If you are involved in more than one project, in the future, when doing “open folder”, please only open the folder relevant to the project you want to work on, in order to make the session as light as possible.
You can now work on the server :)
If you wish, you can change your password with the following command:
New passwords must have min 12 characters with digits, uppercase letters and symbols.
The server uses bash commands, and an excellent tutorial can be found here:
Our server uses a workload manager called slurm. All heavy jobs (read: jobs that do more than moving files around , make new folders and visualize or modify text files) should be run through slurm.
A quick start guide can be found here: https://docs.uppmax.uu.se/cluster_guides/slurm/
Here you find the manual, pay close attention to the commands: sbatch, srun, scancel and squeue, as they are the ones you will use more often: https://slurm.schedmd.com/documentation.html
To run jobs using slurm, you will need to have a project code that you will specify with the -A option. Your supervisor should have received such a project code from Nico and will be able to share it with you.

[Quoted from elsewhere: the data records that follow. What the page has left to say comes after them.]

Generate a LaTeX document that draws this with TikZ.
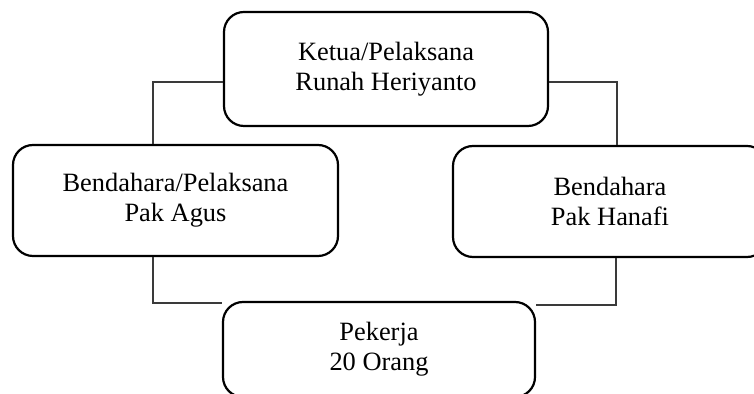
\documentclass[tikz,border=0pt]{standalone}
\usepackage{fontspec}
\setmainfont{Liberation Serif}
\usepackage{tikz}
\definecolor{lcol}{HTML}{3A3A3A}

\begin{document}
\begin{tikzpicture}[x=0.5pt,y=-0.5pt,
  box/.style={draw=black,line width=1.1pt,rounded corners=10pt,align=center,
    inner sep=0pt,font=\fontsize{13.2}{15}\selectfont},
  link/.style={draw=lcol,line width=0.55pt}]
\useasboundingbox (0,0) rectangle (754,394);
\clip (0,0) rectangle (754,394);
% boxes
\node[box,minimum width=162pt,minimum height=57pt] (ketua) at (386,69)
  {Ketua/Pelaksana\\Runah Heriyanto};
\node[box,minimum width=162.5pt,minimum height=55.5pt] (bpel) at (175.5,200.5)
  {Bendahara/Pelaksana\\Pak Agus};
\node[box,minimum width=157pt,minimum height=55.5pt] (bend) at (610,201.5)
  {Bendahara\\Pak Hanafi};
\node[box,minimum width=156pt,minimum height=47.5pt] (pekerja) at (379,349.5)
  {Pekerja\\20 Orang};
% corners of the links
\coordinate (cl) at (153,82);
\coordinate (cr) at (617,82);
\coordinate (bl) at (153,303);
\coordinate (br) at (616,305);
% top links
\draw[link] (ketua.west |- cl) -- (cl) -- (cl |- bpel.north);
\draw[link] (ketua.east |- cr) -- (cr) -- (cr |- bend.north);
% bottom links
\draw[link] (bl |- bpel.south) -- (bl) -- (pekerja.west |- bl);
\draw[link] (br |- bend.south) -- (br) -- (pekerja.east |- br);
\end{tikzpicture}
\end{document}
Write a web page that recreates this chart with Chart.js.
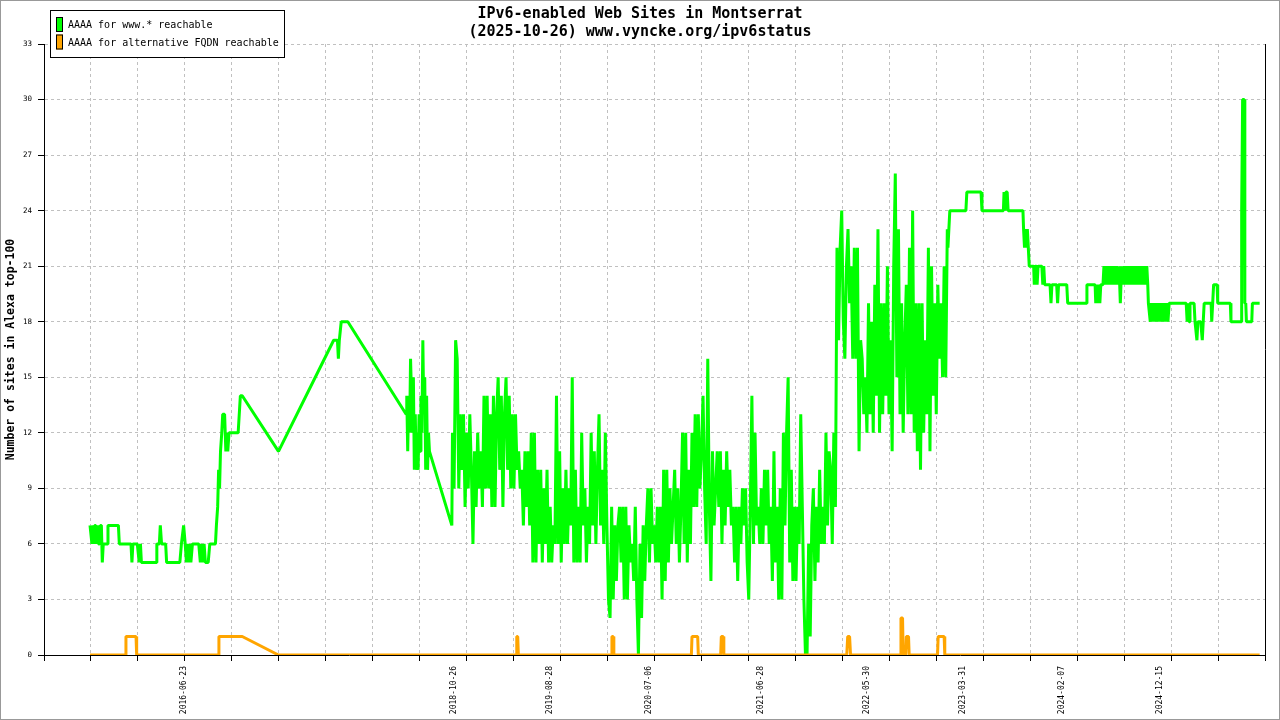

This video contains good information to start, as well as basics of slurm and github: https://www.youtube.com/watch?v=3XMHTixiszE
In general, some templates to run many bioinformatic softwares, or do some common R analysis, can be downloaded from github:
https://github.com/nicolasDelhomme/project-template
Download them to a folder on the server with this command:
All the templates are in UPSCb-common/templates or UPSCb-common/pipeline
We have singularity containers set up for many common bioinformatic softwares. They are at pathway /mnt/picea/storage/singularity/ or /mnt/picea/storage/singularity/kogia/, which can be linked to your current directory through a symbolic link and accessed through the command singularity exec. Example:
We have a server running Posit Pro, called AspSeq, from which you will be able to run R code directly on the files present in the server.
You can access it at https://aspseq.upsc.se:8080/s/57ea13c286bd33c286bd3/workspaces/
However, please do not use it unless necessary, as our license supports a limited number of users. That is, use it if you need to do data analysis, visualization or other operations that benefit from using Posit, but do not access it if you just need to explore folders, move or copy files, write sh files to submit with sbatch, or other similar operations that you could do with Visual Studio Code.
AspSeq has a limited quantity of memory available, and for this reason it is necessary to keep an eye on the available memory under the Environment tab while you work.
It is better to avoid loading enormous datasets on AspSeq (for example sam files), and it is similarly suggested to not perform heavy operations. In general, this service is mostly there to allow you to perform data exploration and visualization using the R commands you know, without having to worry about exporting files from the server to your computer. It is not there to allow you to run computationally heavy operations, which are supposed to be done through slurm.
When the memory is more than half full it is better to not work on AspSeq at all, as if it crashes we will have to kill all sessions and everybody will lose any work not saved in a file.
A good policty to save memory is to regularly remove variables from your environment if you do not need them. AspSeq will save a session and allow you to keep working on it the next time you connect, and it is a big waste of space if you never clean the environment and end up keeping a dataframe you do not need loaded there for 10 months.
Sometimes you actually need lots of memory to successfully run an R script. No problem, just do not run it on AspSeq!
It is possible to send an R script for execution using slurm, using the command Rscript .
First, save your R script to and R file, and make sure that it exports its results to a file.
Then, write an sh file like the following one, which contains the instructions to execute the file my_script.R:
#!/bin/bash
#SBATCH --account=YOUR_PROJECT_CODE
#SBATCH --ntasks=1
#SBATCH --time=10:00:00
#SBATCH --mem=10G
R=/mnt/picea/home/singularity/R-4.4.3.sif
Rlib=/mnt/picea/home/rstudio/Modules/apps/compilers/R/4.4.3/lib/R/library:/usr/local/lib/R/library
export R_LIBS=/mnt/picea/home/rstudio/Modules/apps/compilers/R/4.4.3/lib/R/library
apptainer exec -e -B /mnt:/mnt -B $Rlib $R Rscript \
--vanilla my_script.ROnce you have saved this file, you can run it with slurm using the command sbatch
When the job is done, you can then import the resulting file (normally a dataframe) with AspSeq and proceed to visualization and other operations that do not require a lot of memory.